- Directed by: Mike Relon Makiling
- Written by: Mike Relon Makiling
- Starring: Tito Sotto; Vic Sotto; Joey de Leon; Yehlen Catral; Liz Alindogan; Anna Marie Gutierrez;
- Production company: GP Films
- Release date: July 31, 1981;
- Country: Philippines
- Language: Filipino

= Mr. One-Two-Three Part 2 =

1981 comedy film starring Tito Sotto, Vic Sotto, Joey de Leon

Mr. One-Two-Three Part 2 (retroactively titled Mister One-Two-Three Strikes Again) is a 1981 Filipino comedy film written and directed by Mike Relon Makiling and starring the comedy trio Tito Sotto, Vic Sotto, and Joey de Leon. Based on the Pinoy Komiks characters created by L. P. Calixto, it is a sequel to the 1980 film Mr.
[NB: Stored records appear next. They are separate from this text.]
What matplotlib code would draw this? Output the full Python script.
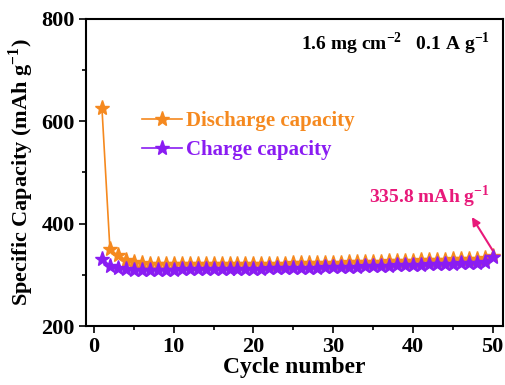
import numpy as np
import matplotlib
matplotlib.use("Agg")
import matplotlib.pyplot as plt
from matplotlib.ticker import MultipleLocator

plt.rcParams["font.family"] = ["Liberation Serif", "DejaVu Serif"]
plt.rcParams["font.weight"] = "bold"
plt.rcParams["mathtext.fontset"] = "custom"
plt.rcParams["mathtext.rm"] = "Liberation Serif:bold"
plt.rcParams["mathtext.bf"] = "Liberation Serif:bold"

cycles = list(range(1, 51))
discharge = [625, 350, 338, 330, 326, 323, 322, 321, 321, 321,
             321, 321, 321, 321, 321, 322, 322, 322, 322, 322,
             322, 322, 322, 322, 323, 323, 323, 323, 324, 324,
             324, 325, 325, 325, 326, 326, 327, 327, 328, 328,
             329, 329, 330, 330, 331, 331, 332, 332, 333, 337]
charge = [332, 318, 314, 312, 310, 309, 309, 310, 310, 310,
          311, 311, 311, 311, 312, 312, 312, 312, 312, 312,
          312, 313, 313, 313, 313, 314, 314, 314, 315, 315,
          315, 316, 316, 317, 317, 318, 318, 319, 319, 320,
          320, 321, 321, 322, 322, 323, 323, 324, 325, 335.8]

orange = "#f5891f"
purple = "#8a1cf2"
pink = "#e8197a"

fig = plt.figure(figsize=(5.06, 3.85), dpi=100)
ax = fig.add_axes([0.170, 0.153, 0.824, 0.798])

ax.plot(cycles, discharge, "-*", color=orange, ms=11, lw=1.2,
        label="Discharge capacity")
ax.plot(cycles, charge, "-*", color=purple, ms=11, lw=1.2,
        label="Charge capacity")

ax.set_xlim(-1, 51.3)
ax.set_ylim(200, 800)
ax.xaxis.set_major_locator(MultipleLocator(10))
ax.xaxis.set_minor_locator(MultipleLocator(5))
ax.yaxis.set_major_locator(MultipleLocator(200))
ax.yaxis.set_minor_locator(MultipleLocator(100))
ax.tick_params(which="both", direction="out", width=1.2, labelsize=16, pad=3)
ax.tick_params(which="major", length=5)
ax.tick_params(which="minor", length=3)
for s in ax.spines.values():
    s.set_linewidth(1.5)

ax.set_xlabel("Cycle number", fontsize=17, fontweight="bold", labelpad=0)
ax.set_ylabel("Specific Capacity (mAh g$^{-1}$)", fontsize=16,
              fontweight="bold", labelpad=4)

ax.text(0.969, 0.918, "1.6 mg cm$^{-2}$   0.1 A g$^{-1}$", transform=ax.transAxes,
        ha="right", va="center", fontsize=14, fontweight="bold", color="black")

ax.annotate("335.8 mAh g$^{-1}$", xy=(47.4, 413), xytext=(49.6, 453),
            ha="right", va="center", fontsize=14, fontweight="bold", color=pink)
ax.annotate("", xy=(47.4, 413), xytext=(50.0, 348),
            arrowprops=dict(arrowstyle="-|>", color=pink, lw=1.5,
                            mutation_scale=12, shrinkA=0, shrinkB=0))

leg = ax.legend(loc="center left", bbox_to_anchor=(0.115, 0.62), frameon=False,
                fontsize=15, handlelength=1.9, handletextpad=0.2,
                borderaxespad=0, labelspacing=0.45)
for txt, c in zip(leg.get_texts(), [orange, purple]):
    txt.set_color(c)

fig.savefig("out.png", dpi=100)
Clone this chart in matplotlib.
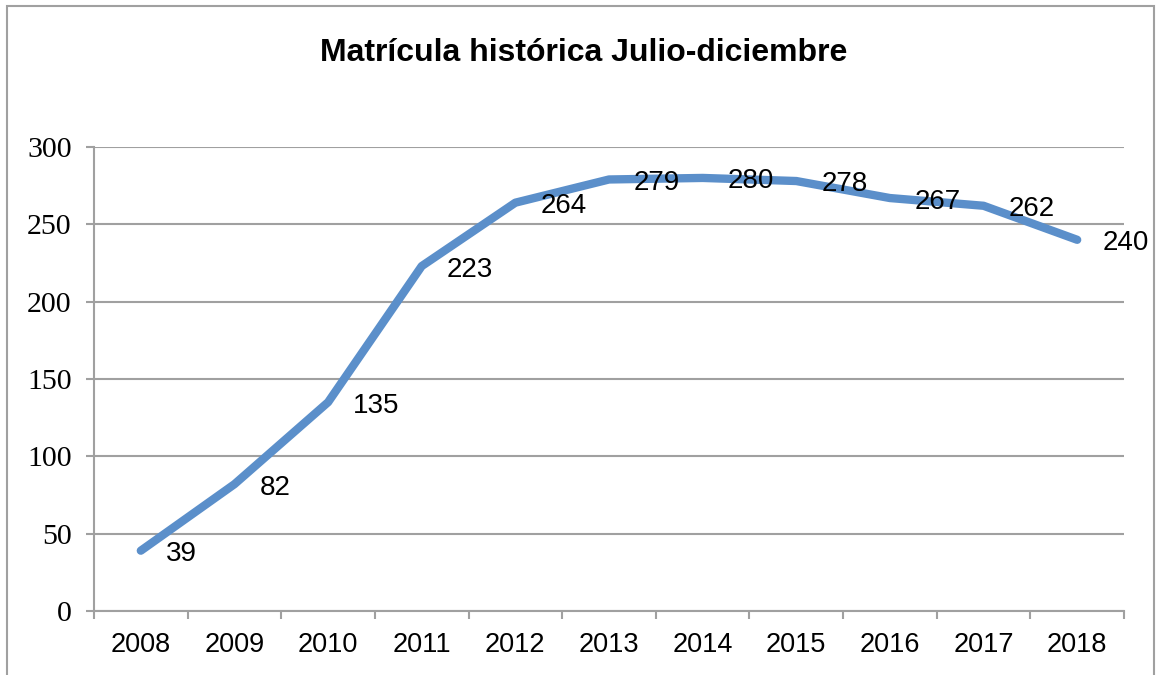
import matplotlib.pyplot as plt
from matplotlib.patches import Rectangle

years = ["2008", "2009", "2010", "2011", "2012", "2013",
         "2014", "2015", "2016", "2017", "2018"]
matricula = [39, 82, 135, 223, 264, 279, 280, 278, 267, 262, 240]
y_ticks = [0, 50, 100, 150, 200, 250, 300]

W, H = 1160, 675
fig = plt.figure(figsize=(W / 100, H / 100), dpi=100)
ax = fig.add_axes([94 / W, 1 - 611 / H, (1124 - 94) / W, (611 - 147) / H])

grey = "#A0A0A0"
x = list(range(len(years)))
ax.plot(x, matricula, color="#5B8FCA", lw=6, solid_capstyle="round",
        solid_joinstyle="round", zorder=3)

# etiquetas de datos a la derecha de cada punto
for xi, v in zip(x, matricula):
    ax.annotate(str(v), (xi, v), xytext=(18, -2.5), textcoords="offset points",
                ha="left", va="center", fontsize=20,
                family="Liberation Sans", zorder=4)

ax.set_xlim(-0.5, len(years) - 0.5)
ax.set_ylim(0, 300)
ax.set_yticks(y_ticks)
ax.set_yticklabels([str(t) for t in y_ticks], family="Liberation Serif",
                   fontsize=21.5)
ax.set_xticks(x)
ax.set_xticklabels(years, family="Liberation Sans", fontsize=19.5)
ax.set_xticks([i - 0.5 for i in range(len(years) + 1)], minor=True)
ax.tick_params(axis="x", which="major", length=0, pad=15)
ax.tick_params(axis="x", which="minor", length=6, width=1.5, color=grey)
ax.tick_params(axis="y", length=6, width=1.5, color=grey, pad=10)
ax.grid(axis="y", color=grey, lw=1.5)
ax.set_axisbelow(True)
for s in ["top", "right"]:
    ax.spines[s].set_visible(False)
for s in ["left", "bottom"]:
    ax.spines[s].set_color(grey)
    ax.spines[s].set_linewidth(1.5)

fig.text(584 / W, 1 - 53 / H, "Matrícula histórica Julio-diciembre",
         ha="center", va="center", fontsize=23, fontweight="bold",
         family="Liberation Sans")

# marco del área del gráfico
fig.patches.append(Rectangle((7 / W, -0.05), (1154 - 7) / W, 1.05 - 6 / H,
                             transform=fig.transFigure, fill=False,
                             edgecolor=grey, lw=1.5))

fig.savefig("out.png", dpi=100)
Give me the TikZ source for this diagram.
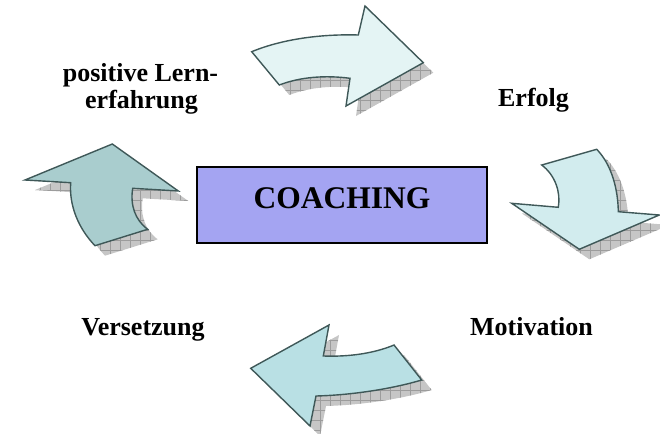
\documentclass[tikz,border=0pt]{standalone}
\usepackage{fontspec}
\setmainfont{Liberation Serif}
\definecolor{edge}{HTML}{3F5858}
\definecolor{aone}{HTML}{E4F4F4}
\definecolor{atwo}{HTML}{D2ECEE}
\definecolor{athree}{HTML}{B9E0E4}
\definecolor{afour}{HTML}{A9CDCE}
\definecolor{boxfill}{HTML}{A4A4F2}
\definecolor{shadowfill}{HTML}{C6C6C6}
\definecolor{shadowgrid}{HTML}{9C9C9C}
\newcommand\blockarrow[2]{%
  \begin{scope}[shift={(10,10)}]
    \clip #2;
    \fill[shadowfill] (-20,-20) rectangle (690,460);
    \draw[shadowgrid, line width=0.5pt, step=10pt] (-20,-20) grid (690,460);
  \end{scope}
  \filldraw[arrowshape, fill=#1] #2;
}
\begin{document}
\begin{tikzpicture}[x=1pt,y=-1pt,
  arrowshape/.style={draw=edge, line width=1.4pt, line join=miter},
  lbl/.style={font=\bfseries\fontsize{26}{27}\selectfont, anchor=base, inner sep=0pt},
  centerbox/.style={draw=black, line width=1.5pt, fill=boxfill, minimum width=290pt,
    minimum height=76pt, inner sep=0pt, text depth=14pt,
    font=\bfseries\fontsize{31.5}{33}\selectfont}]
\useasboundingbox (0,0) rectangle (660,433);

% top arrow (pointing right)
\blockarrow{aone}{(251.7,51.7) .. controls (285,38) and (325,34) .. (358.3,35) -- (365,6) -- (423.3,62.7) -- (346,106) -- (350,78.3) .. controls (325,75) and (300,77) .. (279.3,85) -- cycle}

% right arrow (pointing down)
\blockarrow{atwo}{(541.7,165) -- (596.7,149.3) .. controls (612,165) and (618,190) .. (618.3,211.7) -- (659.3,215) -- (579.3,249.3) -- (511.7,203.3) -- (558.3,207.3) .. controls (561,192) and (555,175) .. (541.7,165) -- cycle}

% bottom arrow (pointing left)
\blockarrow{athree}{(329,325) -- (323.3,356) .. controls (350,357) and (375,353) .. (394,345) -- (421.7,380) .. controls (395,388) and (355,395) .. (316,396) -- (310,426) -- (250.7,368.3) -- cycle}

% left arrow (pointing up)
\blockarrow{afour}{(112.3,144) -- (178.3,191) -- (132.7,188.3) .. controls (130,205) and (135,220) .. (147.7,229.3) -- (95,245.7) .. controls (78,228) and (69,205) .. (70.7,182.7) -- (25,180) -- cycle}

\node[centerbox] (coach) at (342,205) {COACHING};

\node[lbl] (lern1) at (140.5,81.7) {positive Lern-};
\node[lbl] (lern2) at (141.5,108.3) {erfahrung};
\node[lbl] (erfolg) at (533.5,106.7) {Erfolg};
\node[lbl] (vers) at (143,335) {Versetzung};
\node[lbl] (motiv) at (531.5,335) {Motivation};
\end{tikzpicture}
\end{document}
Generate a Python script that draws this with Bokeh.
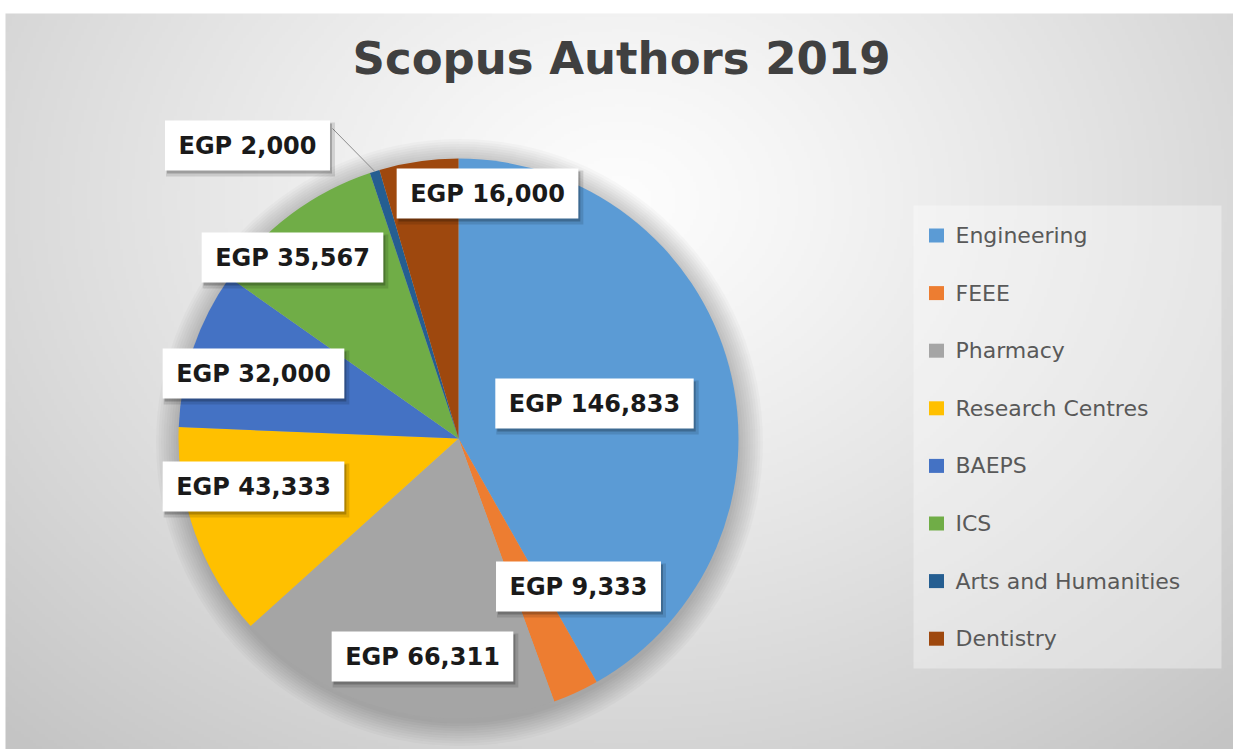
import numpy as np
from bokeh.plotting import figure
from bokeh.models import Range1d, ColumnDataSource
from bokeh.core.properties import value
from bokeh.embed import file_html
from bokeh.resources import INLINE

# ---------------- data ----------------
categories = ["Engineering", "FEEE", "Pharmacy", "Research Centres",
              "BAEPS", "ICS", "Arts and Humanities", "Dentistry"]
amounts = [146833, 9333, 66311, 43333, 32000, 35567, 2000, 16000]
currency = "EGP"
title_text = "Scopus Authors 2019"

# ---------------- styling / layout ----------------
colors = ["#5B9BD5", "#ED7D31", "#A5A5A5", "#FFC000",
          "#4472C4", "#70AD47", "#255E91", "#9E480E"]
# label box centres (page px)
label_pos = [(594, 403), (578, 586), (422, 656), (253, 486),
             (253, 373), (292, 257), (247, 145), (487, 193)]
leader_from = {6: (332, 128)}

W, H = 1233, 749
CX, CY, R = 458, 438, 280

p = figure(width=W, height=H, x_range=Range1d(0, W), y_range=Range1d(-H, 0),
           output_backend="svg", toolbar_location=None, min_border=0,
           x_axis_location=None, y_axis_location=None)
p.grid.visible = False
p.outline_line_color = None
p.background_fill_color = "white"
p.border_fill_color = "white"

# ---------------- background radial gradient ----------------
bx0, by0, bw, bh = 5, 13, 1228, 736
nx, ny = 409, 246
px = bx0 + (np.arange(nx) + 0.5) * bw / nx
py = by0 + bh - (np.arange(ny) + 0.5) * bh / ny  # row 0 at bottom
PX, PY = np.meshgrid(px, py)
d = np.sqrt(((PX - 620) / 700.0) ** 2 + ((PY - 200) / 560.0) ** 2)
c = 253 - 57 * np.clip(d / 1.3, 0, 1) ** 1.2
img = np.zeros((ny, nx), dtype=np.uint32)
view = img.view(dtype=np.uint8).reshape((ny, nx, 4))
cc = c.astype(np.uint8)
view[:, :, 0] = cc
view[:, :, 1] = cc
view[:, :, 2] = cc
view[:, :, 3] = 255
p.image_rgba(image=[img], x=bx0, y=-(by0 + bh), dw=bw, dh=bh)

# ---------------- pie shadow ----------------
for k in range(10):
    p.circle(x=CX + 1, y=-(CY + 4), radius=R + 1 + k * 2.5,
             fill_color="black", fill_alpha=0.022, line_color=None)

# ---------------- pie ----------------
vals = np.array(amounts, dtype=float)
frac = vals / vals.sum()
cum = np.concatenate([[0], np.cumsum(frac)])
start = np.pi / 2 - 2 * np.pi * cum[:-1]
end = np.pi / 2 - 2 * np.pi * cum[1:]
src = ColumnDataSource(dict(start=start, end=end, color=colors, cat=categories))
p.wedge(x=CX, y=-CY, radius=R, start_angle="start", end_angle="end",
        direction="clock", fill_color="color", line_color=None, source=src)

# ---------------- leader line ----------------
for i, (lx0, ly0) in leader_from.items():
    mid = (start[i] + end[i]) / 2
    ex = CX + R * np.cos(mid)
    ey = -CY + R * np.sin(mid)
    p.line(x=[lx0, ex], y=[-ly0, ey], line_color="#8c8c8c", line_width=1)

# ---------------- data labels ----------------
fs = 24
labels = [f"{currency} {v:,}" for v in amounts]
def text_w(s):
    em = {"E": .683, "G": .821, "P": .733, " ": .348, ",": .38}
    return sum(em.get(ch, .696) for ch in s) * fs
bw_list = [text_w(s) + 27 for s in labels]
lx = [q[0] for q in label_pos]
ly = [-q[1] for q in label_pos]
p.rect(x=[x + 3 for x in lx], y=[y - 4 for y in ly], width=[w + 4 for w in bw_list], height=54,
       fill_color="black", fill_alpha=0.12, line_color=None)
p.rect(x=[x + 2 for x in lx], y=[y - 3 for y in ly], width=bw_list, height=50,
       fill_color="black", fill_alpha=0.22, line_color=None)
p.rect(x=lx, y=ly, width=bw_list, height=50, fill_color="white", line_color=None)
p.text(x=lx, y=ly, text=labels, text_align="center", text_baseline="middle",
       text_font=value("DejaVu Sans"), text_font_style="bold",
       text_font_size=f"{fs}px", text_color="#1a1a1a")

# ---------------- title ----------------
p.text(x=[621], y=[-58], text=[title_text], text_align="center", text_baseline="alphabetic",
       text_font=value("DejaVu Sans"), text_font_style="bold",
       text_font_size="45px", text_color="#404040")

# ---------------- legend ----------------
p.quad(left=913, right=1221, top=-205, bottom=-668, fill_color="white",
       fill_alpha=0.35, line_color=None)
rows_y = [-(235 + 57.6 * k) for k in range(len(categories))]
p.rect(x=[936] * len(categories), y=rows_y, width=15, height=14,
       fill_color=colors, line_color=None)
p.text(x=[955] * len(categories), y=rows_y, text=categories, text_align="left",
       text_baseline="middle", text_font=value("DejaVu Sans"),
       text_font_size="22px", text_color="#595959")

open("out.html", "w").write(file_html(p, INLINE))
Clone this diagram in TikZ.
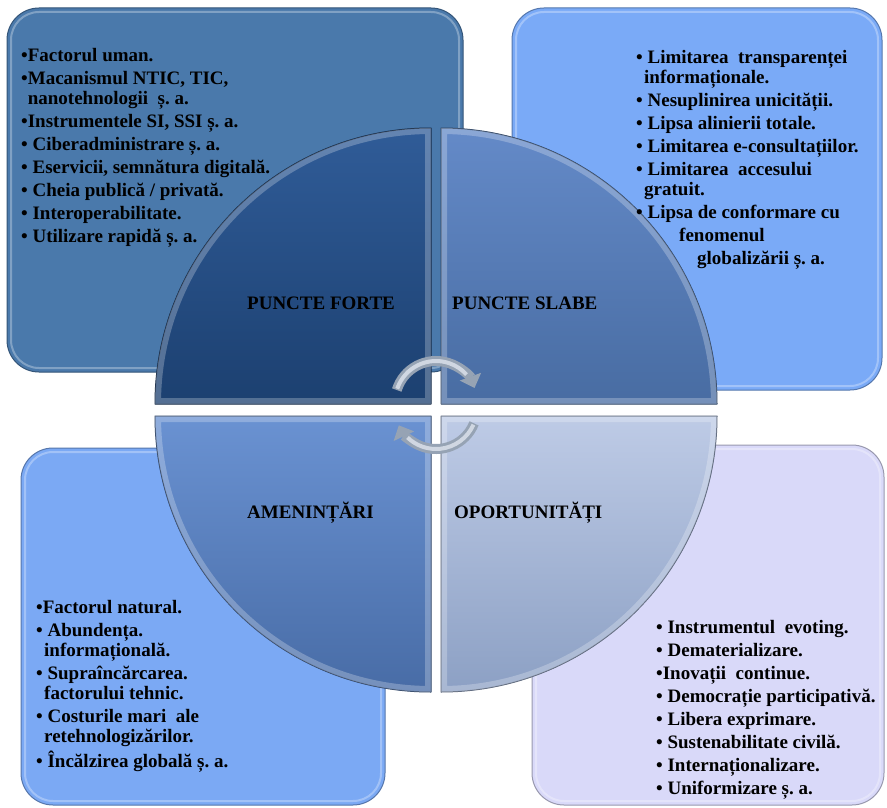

One-Two-Three. The film was released in theaters by GP Films on July 31, 1981, and was later reissued in early April 1988. Critic Lav Diaz criticized the film as simplistically comical and cliché, with its gags already done before by Filipino comedians Dolphy, Chiquito, and Cachupoy, though he noted that it demonstrates the then-current state of comedy films produced in the Philippines. A standalone sequel of the movie called Super Wan-Tu-Tri were released in 1985, with TVJ playing different characters.

==Plot==
Conjoined triplets Juan, Toto, and Ricky search for their father as they try to get a job in the city, only to fail every time. Eventually, a quack doctor is able to separate the three, but later they realize that they are better together.

==Cast==
- Main cast
- Tito Sotto as Juan
- Vic Sotto as Toto
- Joey de Leon as Ricky

- Supporting cast
- Yehlen Catral
- Liz Alindogan
- Anna Marie Gutierrez
- Carmi Martin

==Critical response==
Isagani Cruz, writing for Paradise, gave Mr. One-Two-Three a negative review, stating that though it is better than Bilibid Gays, which he considered "revolting", it is still "plain bad." Lav Diaz, writing for the Manila Standard, also gave the film a negative review, criticizing its rushed production ("This fails in the technical aspect") and its simplistic or cliché comedy, containing gags that have already been done by Filipino comedians Dolphy, Chiquito, and Cachupoy such as a scene involving lip-synching to a phonograph. However, he noted that the film demonstrated the then-common type of comedy films being produced in the Philippines, "those that do not need the imagination to run."